# whoa this is new...



## 14013 (Nov 12, 2005)

well ive had urine infections and what not in the past and they are always a bit of a bugger for me but this is the first time that i have just been for a wee not long before, sat down at the computer and felt like i was going to wet myself, couldnt even control is when i tried and leaked quite a bit, im only nearly 21! whats up with my bladder? im usually really good and even if im bursting for a wee i can hold it till i get to the toilet. ive been trying to get my bowels to get going today since i havent been today and over the past few days its been a bit constipated styly and didnt want to end up with D if i left myself a bit constipated for like a week, could that have anything to do with it?


----------



## Jeanne D (Nov 14, 2001)

Hi Sophie,I find that when I am constipated, which is rare for me , I have symptoms of a UTI. I have to urinate constantly and the feeling doesn't seem to go away.I had seen two Urologists at one point and had two cystoscopies, but they couldn't figure out what was causing my symptoms.I ended up putting two and two together. I found that when I finally got "cleaned out", the symptoms disappeared.That could very well be your problem.After you go, see if you notice a difference.Jeanne


----------



## hope* (Aug 1, 2005)

My ibs alternates and when im having the c part i also wee alot, i was going back and forth to the doctors to have my urine checked, it was always clear, so i too figured out it was the ibs.


----------



## lorilou (May 9, 2003)

Im ibs-c and when I have bad days, like not fully emptying, I have to pee all day...it is so annoying and inconvenient.
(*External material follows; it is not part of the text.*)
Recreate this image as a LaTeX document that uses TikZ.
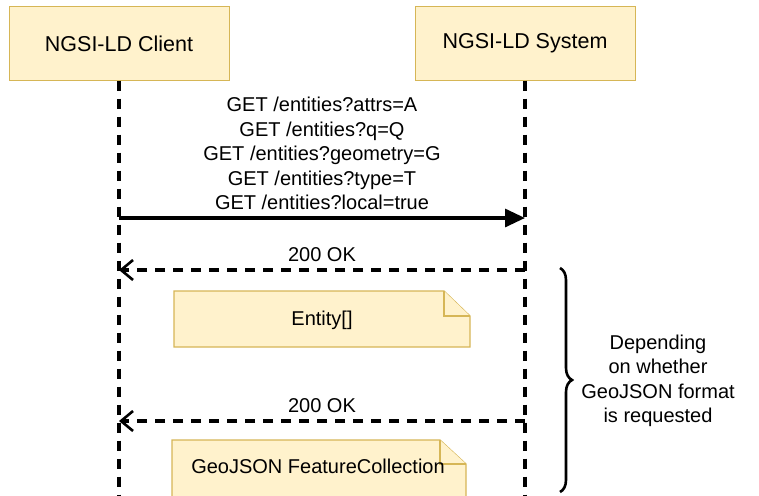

I swear the poop sits on the bladder amd makes you have to go.


----------



## 17176 (Mar 31, 2005)

I am plagued with urine infections, resulting in me having to go for bladder surgery.. try drinking cranberry juice as this is a great help..


----------



## tkelly (May 11, 2004)

> quote:I swear the poop sits on the bladder amd makes you have to go.










Kind of like being pregnant, eh?


----------